***** Data entries *****
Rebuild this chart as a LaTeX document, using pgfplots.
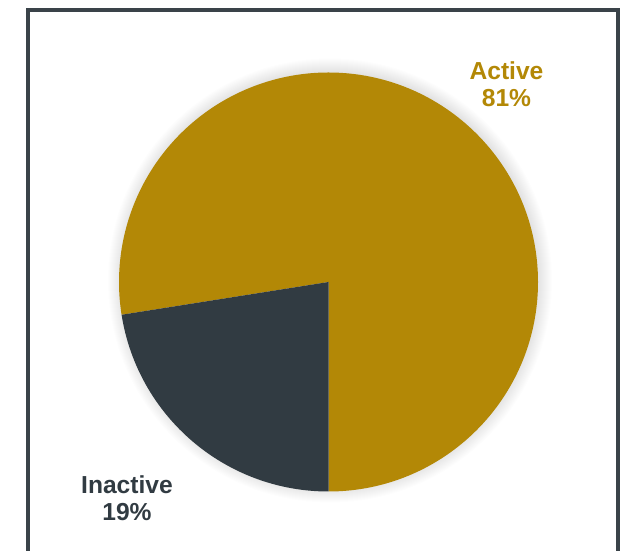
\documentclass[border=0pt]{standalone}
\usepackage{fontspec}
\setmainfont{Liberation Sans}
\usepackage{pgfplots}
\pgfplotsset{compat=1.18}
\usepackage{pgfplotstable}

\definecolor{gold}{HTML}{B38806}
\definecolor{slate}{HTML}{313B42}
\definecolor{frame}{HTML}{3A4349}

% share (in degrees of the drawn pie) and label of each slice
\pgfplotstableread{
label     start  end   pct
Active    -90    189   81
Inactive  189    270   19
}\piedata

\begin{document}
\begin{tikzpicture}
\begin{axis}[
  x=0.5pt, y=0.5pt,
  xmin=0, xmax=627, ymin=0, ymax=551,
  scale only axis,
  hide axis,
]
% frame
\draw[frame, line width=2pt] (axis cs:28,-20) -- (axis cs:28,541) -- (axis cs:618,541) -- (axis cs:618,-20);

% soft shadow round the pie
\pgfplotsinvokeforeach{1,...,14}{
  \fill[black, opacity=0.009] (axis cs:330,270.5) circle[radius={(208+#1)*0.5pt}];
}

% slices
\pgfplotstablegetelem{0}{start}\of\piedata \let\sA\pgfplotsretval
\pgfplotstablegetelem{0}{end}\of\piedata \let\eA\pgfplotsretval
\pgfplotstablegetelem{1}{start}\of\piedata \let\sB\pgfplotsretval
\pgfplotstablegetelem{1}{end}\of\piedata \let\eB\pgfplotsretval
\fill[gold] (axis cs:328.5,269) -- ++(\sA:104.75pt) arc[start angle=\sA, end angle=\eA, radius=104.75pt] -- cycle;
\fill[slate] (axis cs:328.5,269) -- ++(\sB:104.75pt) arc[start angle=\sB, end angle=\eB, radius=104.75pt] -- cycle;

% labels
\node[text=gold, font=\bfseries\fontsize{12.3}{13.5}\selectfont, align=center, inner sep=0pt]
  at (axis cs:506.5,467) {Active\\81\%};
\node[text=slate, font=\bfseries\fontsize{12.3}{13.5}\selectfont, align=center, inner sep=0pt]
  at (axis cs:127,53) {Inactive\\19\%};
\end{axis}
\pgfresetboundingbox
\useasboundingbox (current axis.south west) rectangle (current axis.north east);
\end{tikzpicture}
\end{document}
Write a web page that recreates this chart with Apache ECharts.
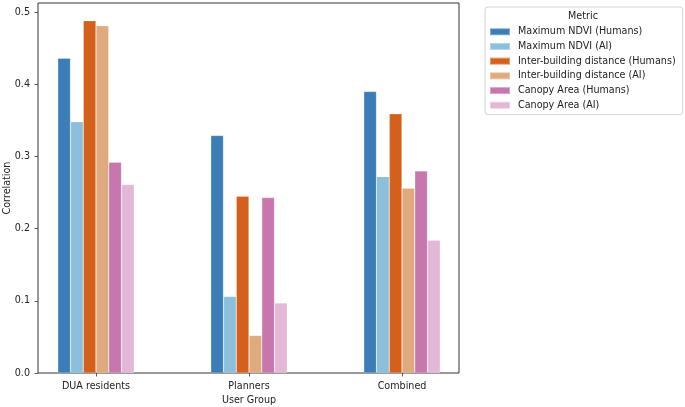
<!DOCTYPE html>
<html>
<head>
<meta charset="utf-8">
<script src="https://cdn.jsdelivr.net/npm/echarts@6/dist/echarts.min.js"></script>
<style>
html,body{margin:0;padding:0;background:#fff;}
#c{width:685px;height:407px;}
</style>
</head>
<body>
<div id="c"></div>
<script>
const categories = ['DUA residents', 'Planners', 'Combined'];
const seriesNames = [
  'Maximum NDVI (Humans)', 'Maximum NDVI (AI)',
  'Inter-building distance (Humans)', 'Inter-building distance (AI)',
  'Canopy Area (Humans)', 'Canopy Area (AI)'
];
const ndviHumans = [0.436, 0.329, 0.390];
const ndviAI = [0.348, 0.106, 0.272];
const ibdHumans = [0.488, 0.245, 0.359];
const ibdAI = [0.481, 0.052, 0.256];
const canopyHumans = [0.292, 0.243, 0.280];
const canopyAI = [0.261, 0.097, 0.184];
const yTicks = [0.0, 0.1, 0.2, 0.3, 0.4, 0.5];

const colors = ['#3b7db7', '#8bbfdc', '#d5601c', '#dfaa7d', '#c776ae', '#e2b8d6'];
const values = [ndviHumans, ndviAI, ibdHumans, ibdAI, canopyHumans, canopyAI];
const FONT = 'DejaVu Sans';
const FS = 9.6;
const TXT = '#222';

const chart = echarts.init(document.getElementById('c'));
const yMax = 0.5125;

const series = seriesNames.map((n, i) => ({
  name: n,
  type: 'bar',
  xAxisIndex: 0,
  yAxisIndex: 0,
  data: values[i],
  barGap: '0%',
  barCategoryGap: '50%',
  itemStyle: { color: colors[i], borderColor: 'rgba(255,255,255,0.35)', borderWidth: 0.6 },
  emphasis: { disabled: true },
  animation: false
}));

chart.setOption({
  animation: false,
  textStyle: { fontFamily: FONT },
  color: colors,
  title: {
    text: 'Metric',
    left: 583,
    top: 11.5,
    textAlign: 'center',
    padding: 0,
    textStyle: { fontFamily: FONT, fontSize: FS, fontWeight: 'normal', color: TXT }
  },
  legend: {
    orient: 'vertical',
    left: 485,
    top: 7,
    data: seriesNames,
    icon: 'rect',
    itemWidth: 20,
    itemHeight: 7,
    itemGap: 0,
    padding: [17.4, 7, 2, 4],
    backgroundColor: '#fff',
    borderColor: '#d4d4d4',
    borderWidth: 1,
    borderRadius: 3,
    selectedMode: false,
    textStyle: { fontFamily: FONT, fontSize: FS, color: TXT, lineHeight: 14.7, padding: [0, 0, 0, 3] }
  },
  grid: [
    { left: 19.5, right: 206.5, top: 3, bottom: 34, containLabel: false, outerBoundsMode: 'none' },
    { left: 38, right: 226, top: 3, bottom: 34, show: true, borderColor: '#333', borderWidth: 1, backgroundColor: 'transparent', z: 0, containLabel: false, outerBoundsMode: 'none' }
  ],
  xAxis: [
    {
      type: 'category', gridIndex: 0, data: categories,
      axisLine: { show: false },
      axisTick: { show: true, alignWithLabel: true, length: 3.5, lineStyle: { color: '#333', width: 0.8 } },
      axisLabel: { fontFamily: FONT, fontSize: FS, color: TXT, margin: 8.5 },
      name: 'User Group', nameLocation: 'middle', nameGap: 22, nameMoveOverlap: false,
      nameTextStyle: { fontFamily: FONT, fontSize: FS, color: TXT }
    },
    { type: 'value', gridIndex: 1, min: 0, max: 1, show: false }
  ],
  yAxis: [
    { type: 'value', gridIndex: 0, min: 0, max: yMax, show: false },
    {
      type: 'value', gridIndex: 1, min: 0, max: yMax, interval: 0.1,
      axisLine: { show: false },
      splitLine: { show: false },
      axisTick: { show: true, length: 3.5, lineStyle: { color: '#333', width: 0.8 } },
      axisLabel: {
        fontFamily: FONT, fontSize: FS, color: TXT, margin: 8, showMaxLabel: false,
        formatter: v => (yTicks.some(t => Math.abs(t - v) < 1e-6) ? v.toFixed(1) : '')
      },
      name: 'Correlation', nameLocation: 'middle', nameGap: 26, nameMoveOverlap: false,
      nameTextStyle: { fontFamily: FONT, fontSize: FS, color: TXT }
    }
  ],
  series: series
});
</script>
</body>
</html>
*****
» **Problem to solve**: Reproduce the full listing faithfully, but do not carry over any pictures.

» **The solution**:
Rebuild this chart as a LaTeX document, using pgfplots.
\documentclass[border=0pt]{standalone}
\usepackage{fontspec}
\setmainfont{Liberation Sans}
\usepackage{pgfplots}
\pgfplotsset{compat=1.18}
\usepackage{pgfplotstable}

\definecolor{gold}{HTML}{B38806}
\definecolor{slate}{HTML}{313B42}
\definecolor{frame}{HTML}{3A4349}

% share (in degrees of the drawn pie) and label of each slice
\pgfplotstableread{
label     start  end   pct
Active    -90    189   81
Inactive  189    270   19
}\piedata

\begin{document}
\begin{tikzpicture}
\begin{axis}[
  x=0.5pt, y=0.5pt,
  xmin=0, xmax=627, ymin=0, ymax=551,
  scale only axis,
  hide axis,
]
% frame
\draw[frame, line width=2pt] (axis cs:28,-20) -- (axis cs:28,541) -- (axis cs:618,541) -- (axis cs:618,-20);

% soft shadow round the pie
\pgfplotsinvokeforeach{1,...,14}{
  \fill[black, opacity=0.009] (axis cs:330,270.5) circle[radius={(208+#1)*0.5pt}];
}

% slices
\pgfplotstablegetelem{0}{start}\of\piedata \let\sA\pgfplotsretval
\pgfplotstablegetelem{0}{end}\of\piedata \let\eA\pgfplotsretval
\pgfplotstablegetelem{1}{start}\of\piedata \let\sB\pgfplotsretval
\pgfplotstablegetelem{1}{end}\of\piedata \let\eB\pgfplotsretval
\fill[gold] (axis cs:328.5,269) -- ++(\sA:104.75pt) arc[start angle=\sA, end angle=\eA, radius=104.75pt] -- cycle;
\fill[slate] (axis cs:328.5,269) -- ++(\sB:104.75pt) arc[start angle=\sB, end angle=\eB, radius=104.75pt] -- cycle;

% labels
\node[text=gold, font=\bfseries\fontsize{12.3}{13.5}\selectfont, align=center, inner sep=0pt]
  at (axis cs:506.5,467) {Active\\81\%};
\node[text=slate, font=\bfseries\fontsize{12.3}{13.5}\selectfont, align=center, inner sep=0pt]
  at (axis cs:127,53) {Inactive\\19\%};
\end{axis}
\pgfresetboundingbox
\useasboundingbox (current axis.south west) rectangle (current axis.north east);
\end{tikzpicture}
\end{document}
Write a web page that recreates this chart with Apache ECharts.
<!DOCTYPE html>
<html>
<head>
<meta charset="utf-8">
<script src="https://cdn.jsdelivr.net/npm/echarts@6/dist/echarts.min.js"></script>
<style>
html,body{margin:0;padding:0;background:#fff;}
#c{width:685px;height:407px;}
</style>
</head>
<body>
<div id="c"></div>
<script>
const categories = ['DUA residents', 'Planners', 'Combined'];
const seriesNames = [
  'Maximum NDVI (Humans)', 'Maximum NDVI (AI)',
  'Inter-building distance (Humans)', 'Inter-building distance (AI)',
  'Canopy Area (Humans)', 'Canopy Area (AI)'
];
const ndviHumans = [0.436, 0.329, 0.390];
const ndviAI = [0.348, 0.106, 0.272];
const ibdHumans = [0.488, 0.245, 0.359];
const ibdAI = [0.481, 0.052, 0.256];
const canopyHumans = [0.292, 0.243, 0.280];
const canopyAI = [0.261, 0.097, 0.184];
const yTicks = [0.0, 0.1, 0.2, 0.3, 0.4, 0.5];

const colors = ['#3b7db7', '#8bbfdc', '#d5601c', '#dfaa7d', '#c776ae', '#e2b8d6'];
const values = [ndviHumans, ndviAI, ibdHumans, ibdAI, canopyHumans, canopyAI];
const FONT = 'DejaVu Sans';
const FS = 9.6;
const TXT = '#222';

const chart = echarts.init(document.getElementById('c'));
const yMax = 0.5125;

const series = seriesNames.map((n, i) => ({
  name: n,
  type: 'bar',
  xAxisIndex: 0,
  yAxisIndex: 0,
  data: values[i],
  barGap: '0%',
  barCategoryGap: '50%',
  itemStyle: { color: colors[i], borderColor: 'rgba(255,255,255,0.35)', borderWidth: 0.6 },
  emphasis: { disabled: true },
  animation: false
}));

chart.setOption({
  animation: false,
  textStyle: { fontFamily: FONT },
  color: colors,
  title: {
    text: 'Metric',
    left: 583,
    top: 11.5,
    textAlign: 'center',
    padding: 0,
    textStyle: { fontFamily: FONT, fontSize: FS, fontWeight: 'normal', color: TXT }
  },
  legend: {
    orient: 'vertical',
    left: 485,
    top: 7,
    data: seriesNames,
    icon: 'rect',
    itemWidth: 20,
    itemHeight: 7,
    itemGap: 0,
    padding: [17.4, 7, 2, 4],
    backgroundColor: '#fff',
    borderColor: '#d4d4d4',
    borderWidth: 1,
    borderRadius: 3,
    selectedMode: false,
    textStyle: { fontFamily: FONT, fontSize: FS, color: TXT, lineHeight: 14.7, padding: [0, 0, 0, 3] }
  },
  grid: [
    { left: 19.5, right: 206.5, top: 3, bottom: 34, containLabel: false, outerBoundsMode: 'none' },
    { left: 38, right: 226, top: 3, bottom: 34, show: true, borderColor: '#333', borderWidth: 1, backgroundColor: 'transparent', z: 0, containLabel: false, outerBoundsMode: 'none' }
  ],
  xAxis: [
    {
      type: 'category', gridIndex: 0, data: categories,
      axisLine: { show: false },
      axisTick: { show: true, alignWithLabel: true, length: 3.5, lineStyle: { color: '#333', width: 0.8 } },
      axisLabel: { fontFamily: FONT, fontSize: FS, color: TXT, margin: 8.5 },
      name: 'User Group', nameLocation: 'middle', nameGap: 22, nameMoveOverlap: false,
      nameTextStyle: { fontFamily: FONT, fontSize: FS, color: TXT }
    },
    { type: 'value', gridIndex: 1, min: 0, max: 1, show: false }
  ],
  yAxis: [
    { type: 'value', gridIndex: 0, min: 0, max: yMax, show: false },
    {
      type: 'value', gridIndex: 1, min: 0, max: yMax, interval: 0.1,
      axisLine: { show: false },
      splitLine: { show: false },
      axisTick: { show: true, length: 3.5, lineStyle: { color: '#333', width: 0.8 } },
      axisLabel: {
        fontFamily: FONT, fontSize: FS, color: TXT, margin: 8, showMaxLabel: false,
        formatter: v => (yTicks.some(t => Math.abs(t - v) < 1e-6) ? v.toFixed(1) : '')
      },
      name: 'Correlation', nameLocation: 'middle', nameGap: 26, nameMoveOverlap: false,
      nameTextStyle: { fontFamily: FONT, fontSize: FS, color: TXT }
    }
  ],
  series: series
});
</script>
</body>
</html>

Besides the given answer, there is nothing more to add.